Homeowners living in new-build properties are being warned that homes built with ‘weak mortar’ may be at risk of crumbling.
A report by the BBC’s Victoria Derbyshire programme alleged hundreds of properties have been built with mortar which does not meet recommended industry standards.
If you’re worried you could be affected, what steps can and should you take? Here we provide some guidance.
What are the rules on mortar?
Under guidelines from NHBC (National House Building Council), the main warranty provider for new-build houses, mortar in most areas of the UK should be made of one part cement to 5.5 parts sand. In severe weather areas, there should be a stronger mix to make it more durable.
Why are problems occurring?
If could be because house builders have switched to using a new type of factory-mixed, lower-strength mortar or errors have been made mixing and laying the material on site.
The building industry says mortar performance is a complex issue, as it can be affected by a number of factors.
What signs do you need to look out for that could indicate ‘weak mortar?’
The most obvious signs are sandy deposits found next to exterior walls, cracks in the mortar, and gaps in the brick-work where the mortar has worn away.
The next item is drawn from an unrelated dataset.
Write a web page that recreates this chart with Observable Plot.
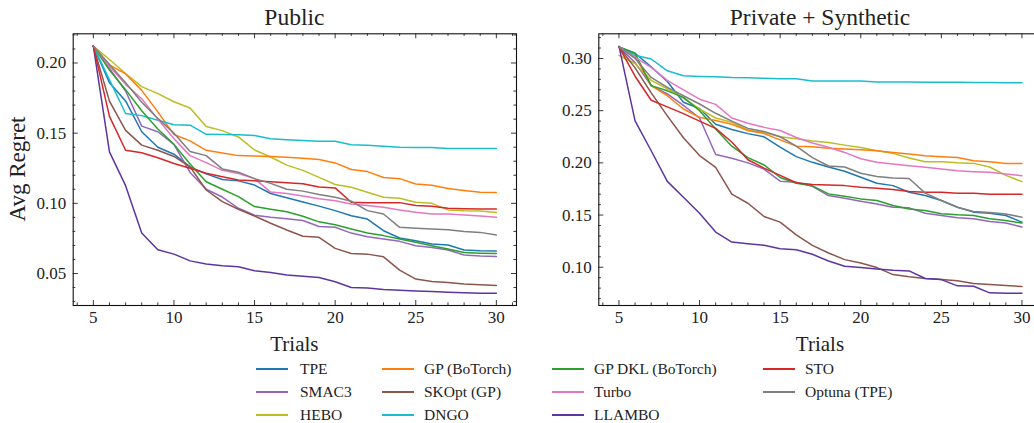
<!DOCTYPE html>
<html><head><meta charset="utf-8">
<script src="https://cdn.jsdelivr.net/npm/d3@7"></script>
<script src="https://cdn.jsdelivr.net/npm/@observablehq/plot@0.6"></script>
<style>
html,body{margin:0;padding:0;background:#fff;overflow:hidden}
#root{position:relative;width:1034px;height:423px;overflow:hidden;font-family:"Liberation Serif",serif;color:#000;background:#fff}
.abs{position:absolute;white-space:nowrap;line-height:1}
.panel{position:absolute;top:0;width:540px;height:330px}
.panel svg{max-width:none !important;width:540px !important;height:330px !important}
.panel svg text{font-family:"Liberation Serif",serif !important}
</style></head><body><div id="root"></div>
<script>
// ---------- data ----------
const trials = [5,6,7,8,9,10,11,12,13,14,15,16,17,18,19,20,21,22,23,24,25,26,27,28,29,30];
const methods = ["TPE","SMAC3","HEBO","GP (BoTorch)","SKOpt (GP)","DNGO","GP DKL (BoTorch)","Turbo","LLAMBO","STO","Optuna (TPE)"];
const colors = ["#1f77b4","#9467bd","#bcbd22","#ff7f0e","#8c564b","#17becf","#2ca02c","#e377c2","#5e35a0","#d62728","#7f7f7f"];
const panelTitles = ["Public","Private + Synthetic"];

// Public
const pubTPE    = [0.212,0.186,0.173,0.151,0.140,0.135,0.126,0.121,0.117,0.116,0.113,0.107,0.104,0.101,0.098,0.0948,0.0912,0.0888,0.0805,0.0753,0.0734,0.071,0.0703,0.0667,0.0662,0.0660];
const pubSMAC3  = [0.212,0.196,0.180,0.155,0.151,0.142,0.122,0.110,0.1045,0.0965,0.0915,0.090,0.089,0.0878,0.0835,0.0829,0.0788,0.0762,0.0746,0.0729,0.0698,0.0686,0.0667,0.0632,0.0625,0.0622];
const pubHEBO   = [0.212,0.2025,0.1925,0.1832,0.1782,0.1724,0.1679,0.1547,0.1518,0.1473,0.138,0.133,0.1272,0.1235,0.1185,0.1134,0.1115,0.1079,0.1043,0.1036,0.1008,0.100,0.0953,0.0948,0.0946,0.0934];
const pubGPB    = [0.212,0.1986,0.1922,0.1805,0.1652,0.149,0.1445,0.1378,0.1358,0.134,0.1338,0.1334,0.1328,0.1322,0.1312,0.1288,0.1241,0.1226,0.1184,0.1176,0.1138,0.1129,0.1105,0.1091,0.1079,0.1077];
const pubSKOpt  = [0.212,0.1728,0.152,0.1415,0.1378,0.1334,0.126,0.1095,0.1012,0.0958,0.091,0.0858,0.081,0.0765,0.0758,0.0679,0.0643,0.0638,0.0619,0.0524,0.046,0.0443,0.0436,0.0425,0.042,0.0415];
const pubDNGO   = [0.212,0.188,0.164,0.1625,0.1592,0.156,0.1557,0.1492,0.149,0.1488,0.1484,0.146,0.1453,0.1448,0.1443,0.1443,0.1417,0.1414,0.1407,0.140,0.1398,0.1398,0.139,0.139,0.139,0.139];
const pubGPDKL  = [0.212,0.195,0.181,0.166,0.153,0.142,0.128,0.1154,0.110,0.1048,0.0977,0.0958,0.094,0.0908,0.0868,0.0848,0.0817,0.0788,0.077,0.0746,0.0722,0.0698,0.0674,0.065,0.0645,0.0642];
const pubTurbo  = [0.212,0.1975,0.1848,0.1745,0.160,0.146,0.134,0.129,0.1235,0.1212,0.1176,0.108,0.107,0.1052,0.1033,0.1019,0.0995,0.0984,0.0972,0.0953,0.0936,0.0924,0.0924,0.0917,0.091,0.090];
const pubLLAMBO = [0.212,0.1367,0.1126,0.0788,0.0669,0.0638,0.059,0.0567,0.0555,0.0548,0.052,0.0507,0.049,0.048,0.0471,0.0441,0.040,0.0396,0.0386,0.0381,0.0376,0.0371,0.0366,0.0362,0.036,0.036];
const pubSTO    = [0.212,0.162,0.1378,0.136,0.1325,0.1284,0.125,0.1214,0.119,0.1166,0.1161,0.1154,0.1147,0.114,0.1116,0.111,0.1008,0.1005,0.1005,0.1005,0.0984,0.0979,0.0965,0.0962,0.096,0.096];
const pubOptuna = [0.212,0.199,0.186,0.172,0.1605,0.150,0.137,0.134,0.1245,0.1222,0.1176,0.1142,0.110,0.1087,0.1063,0.1043,0.1015,0.0948,0.0924,0.0829,0.0822,0.0817,0.0812,0.080,0.0793,0.0774];

// Private + Synthetic
const prvTPE    = [0.311,0.305,0.292,0.278,0.258,0.252,0.237,0.232,0.228,0.225,0.215,0.206,0.2005,0.196,0.1919,0.1862,0.1804,0.1782,0.1719,0.1687,0.1639,0.1575,0.1528,0.1518,0.1496,0.1432];
const prvSMAC3  = [0.311,0.296,0.274,0.266,0.255,0.243,0.208,0.2045,0.200,0.194,0.1825,0.1814,0.1775,0.1687,0.166,0.1633,0.1607,0.1575,0.1569,0.1518,0.1496,0.1474,0.1464,0.1439,0.1423,0.1385];
const prvHEBO   = [0.303,0.295,0.279,0.271,0.262,0.2516,0.243,0.239,0.2312,0.229,0.225,0.223,0.221,0.2195,0.217,0.2148,0.2116,0.2091,0.2046,0.2011,0.2011,0.2001,0.1995,0.196,0.188,0.182];
const prvGPB    = [0.311,0.3025,0.274,0.2643,0.2516,0.2436,0.2405,0.237,0.231,0.228,0.222,0.216,0.2154,0.2141,0.2132,0.2126,0.2116,0.21,0.2084,0.2068,0.2059,0.2052,0.2021,0.2011,0.1995,0.1995];
const prvSKOpt  = [0.311,0.291,0.267,0.245,0.224,0.207,0.1957,0.170,0.1613,0.1486,0.1432,0.131,0.121,0.1137,0.1073,0.1041,0.0997,0.093,0.0908,0.0892,0.0882,0.087,0.0844,0.0835,0.0825,0.0815];
const prvDNGO   = [0.311,0.303,0.2995,0.2882,0.2834,0.2828,0.2825,0.2818,0.2815,0.281,0.2806,0.2806,0.2784,0.2784,0.2784,0.2784,0.2775,0.2775,0.2775,0.2772,0.2772,0.2772,0.277,0.277,0.2768,0.2768];
const prvGPDKL  = [0.311,0.305,0.274,0.269,0.2627,0.250,0.2325,0.216,0.205,0.198,0.186,0.1805,0.178,0.1703,0.168,0.1655,0.1639,0.1591,0.1559,0.1544,0.1512,0.1502,0.1496,0.1464,0.1448,0.1423];
const prvTurbo  = [0.311,0.301,0.2914,0.279,0.270,0.261,0.256,0.243,0.238,0.234,0.231,0.2243,0.219,0.215,0.210,0.204,0.2005,0.1989,0.1973,0.1957,0.1941,0.1925,0.1916,0.1909,0.1893,0.1877];
const prvLLAMBO = [0.3118,0.2402,0.2116,0.1823,0.1671,0.1518,0.1337,0.1241,0.1226,0.121,0.1178,0.1168,0.1124,0.106,0.101,0.0997,0.0984,0.0971,0.0965,0.0892,0.0882,0.0822,0.0818,0.0755,0.0752,0.0752];
const prvSTO    = [0.311,0.283,0.260,0.2536,0.2472,0.240,0.233,0.220,0.203,0.195,0.188,0.181,0.1792,0.1788,0.1782,0.1766,0.1757,0.1744,0.1725,0.1719,0.1719,0.1709,0.1709,0.170,0.170,0.170];
const prvOptuna = [0.311,0.300,0.2818,0.2723,0.2643,0.2564,0.2475,0.240,0.233,0.230,0.225,0.216,0.205,0.197,0.196,0.190,0.187,0.1855,0.185,0.171,0.164,0.1575,0.1534,0.1524,0.151,0.148];

// ticks
const xMajor = [5,10,15,20,25,30];
const xMinor = [4,6,7,8,9,11,12,13,14,16,17,18,19,21,22,23,24,26,27,28,29,31];
const pubYMajor = [0.05,0.10,0.15,0.20];
const pubYMinor = [0.03,0.04,0.06,0.07,0.08,0.09,0.11,0.12,0.13,0.14,0.16,0.17,0.18,0.19,0.21,0.22];
const prvYMajor = [0.10,0.15,0.20,0.25,0.30];
const prvYMinor = [0.07,0.08,0.09,0.11,0.12,0.13,0.14,0.16,0.17,0.18,0.19,0.21,0.22,0.23,0.24,0.26,0.27,0.28,0.29,0.31,0.32];

const pubSeries = [pubTPE,pubSMAC3,pubHEBO,pubGPB,pubSKOpt,pubDNGO,pubGPDKL,pubTurbo,pubLLAMBO,pubSTO,pubOptuna];
const prvSeries = [prvTPE,prvSMAC3,prvHEBO,prvGPB,prvSKOpt,prvDNGO,prvGPDKL,prvTurbo,prvLLAMBO,prvSTO,prvOptuna];

// ---------- layout ----------
const W = 540, H = 330, MT = 33.3, MB = 25;
const FH = H - MT - MB;
const FONT = "'Liberation Serif', serif";
const root = document.getElementById("root");

function makePanel(series, yMajor, yMinor, ml, mr) {
  const data = methods.flatMap((m, i) => series[i].map((v, j) => ({method: m, trial: trials[j], value: v})));
  const ext = d3.extent(data, d => d.value);
  const pad = (ext[1] - ext[0]) * 0.05;
  const xr = trials[trials.length - 1] - trials[0];
  const xdom = [trials[0] - xr * 0.05, trials[trials.length - 1] + xr * 0.05];
  const FW = W - ml - mr;
  const tickStyle = {stroke: "#222", strokeWidth: 0.9};
  return Plot.plot({
    width: W, height: H, marginTop: MT, marginBottom: MB, marginLeft: ml, marginRight: mr,
    x: {domain: xdom, label: null},
    y: {domain: [ext[0] - pad, ext[1] + pad], label: null},
    color: {domain: methods, range: colors},
    style: {fontFamily: FONT, fontSize: "17px", background: "transparent", overflow: "visible", color: "#222"},
    marks: [
      Plot.line(data, {x: "trial", y: "value", stroke: "method", z: "method", strokeWidth: 1.5, strokeLinejoin: "round"}),
      Plot.frame({stroke: "#111", strokeWidth: 1.1}),
      Plot.tickX(xMajor, {x: d => d, insetTop: FH - 5, ...tickStyle}),
      Plot.tickX(xMajor, {x: d => d, insetBottom: FH - 5, ...tickStyle}),
      Plot.tickX(xMinor, {x: d => d, insetTop: FH - 2.6, ...tickStyle}),
      Plot.tickX(xMinor, {x: d => d, insetBottom: FH - 2.6, ...tickStyle}),
      Plot.tickY(yMajor, {y: d => d, insetRight: FW - 5, ...tickStyle}),
      Plot.tickY(yMajor, {y: d => d, insetLeft: FW - 5, ...tickStyle}),
      Plot.tickY(yMinor, {y: d => d, insetRight: FW - 2.6, ...tickStyle}),
      Plot.tickY(yMinor, {y: d => d, insetLeft: FW - 2.6, ...tickStyle}),
      Plot.axisX({ticks: xMajor, tickSize: 0, tickPadding: 5, tickFormat: d => String(d), label: null, fill: "#222", fontFamily: FONT, fontSize: 17}),
      Plot.axisY({ticks: yMajor, tickSize: 0, tickPadding: 7, tickFormat: d3.format(".2f"), label: null, fill: "#222", fontFamily: FONT, fontSize: 17})
    ]
  });
}

const panels = [
  {series: pubSeries, yMajor: pubYMajor, yMinor: pubYMinor, left: 0, ml: 72.7, mr: W - 516},
  {series: prvSeries, yMajor: prvYMajor, yMinor: prvYMinor, left: 540, ml: 58.3, mr: W - 58.3 - (516 - 72.7)}
];

panels.forEach((p, i) => {
  const svg = makePanel(p.series, p.yMajor, p.yMinor, p.ml, p.mr);
  const wrap = document.createElement("div");
  wrap.className = "panel";
  wrap.style.left = p.left + "px";
  wrap.appendChild(svg);
  root.appendChild(wrap);
  const cx = p.left + p.ml + (W - p.ml - p.mr) / 2;
  const t = document.createElement("div");
  t.className = "abs";
  t.textContent = panelTitles[i];
  t.style.cssText = `left:${cx}px;top:18px;transform:translate(-50%,-50%);font-size:23.5px;color:#222`;
  root.appendChild(t);
  const xl = document.createElement("div");
  xl.className = "abs";
  xl.textContent = "Trials";
  xl.style.cssText = `left:${cx}px;top:344px;transform:translate(-50%,-50%);font-size:21px;color:#222`;
  root.appendChild(xl);
});

const yl = document.createElement("div");
yl.className = "abs";
yl.textContent = "Avg Regret";
yl.style.cssText = "left:17px;top:169px;transform:translate(-50%,-50%) rotate(-90deg);font-size:23px;color:#222";
root.appendChild(yl);

// ---------- legend ----------
const colLine = [256, 382, 552, 763];
const colText = [300, 424, 594, 805];
const rowY = [368.5, 392, 415];
methods.forEach((m, i) => {
  const c = Math.floor(i / 3), r = i % 3;
  const ln = document.createElement("div");
  ln.className = "abs";
  ln.style.cssText = `left:${colLine[c]}px;top:${rowY[r] - 1}px;width:32px;height:0;border-top:2px solid ${colors[i]}`;
  root.appendChild(ln);
  const tx = document.createElement("div");
  tx.className = "abs";
  tx.textContent = m;
  tx.style.cssText = `left:${colText[c]}px;top:${rowY[r]}px;transform:translateY(-50%);font-size:15.5px;color:#222`;
  root.appendChild(tx);
});
</script></body></html>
You may also hear the mortar cracking from time to time.
How can you ensure your new-build property doesn’t have weak mortar before you buy it?
Many buyers mistakenly believe they don’t need a survey when buying a new-build property.
However, experts say it’s essential to get a ‘snagging’ survey done before moving in.
Either pay a company to carry out an independent snagging survey, or, at the very least, do one yourself between exchange and completion.
Rob Dix, co-founder of The Property Hub, says: “This will check for any problems with your new-build home – from small, cosmetic problems, to bigger, structural issues.”
If you do have a problem with ‘weak mortar’ what might the damage be?
If you are unlucky enough to encounter an issue with sub-standard mortar, you could find yourself faced with an expensive repair bill.
Dix says: “You’ll need to get the property re-pointed. It could cost around £3,500 to repoint an average three-bedroom house.” With this in mind, it’s important to take action.
Check your warranty
The good news is, if the mortar is found to be weaker than required under NHBC guidelines, you should be able to turn to your housebuilder – and the NHBC – for help.
A spokesperson for the NHBC, says: “NHBC’s 10-year Buildmark warranty and insurance cover is split into two parts.
“The first two years is the builder warranty period, and for the remaining eight years, we provide insurance cover for damage to the home caused by the builder’s failure of construct-specific parts of the property to NHBC Technical Requirements.”
All new homes that have an NHBC Buildmark and insurance policy will also have been inspected by NHBC at key stages during construction.
Mark Harris, chief executive of mortgage broker, SPF Private Clients, says: “Should any issues, such as weak mortar, be missed or not evident upon the initial valuation, and are subsequently discovered by the homeowner, they should be raised with the house-builder or warranty holder.
“New homes typically have the protection of a two-year builder guarantee and then a structural warranty which, between them, should remedy any issues.”
How to take action
If you are the owner of a home covered by a Buildmark policy and think there may be a problem with mortar, this is what you should do:
- If your home is less than two years old, you should contact your builder in the first instance
- If your property is more than two years old, you should contact NHBC’s Claims team.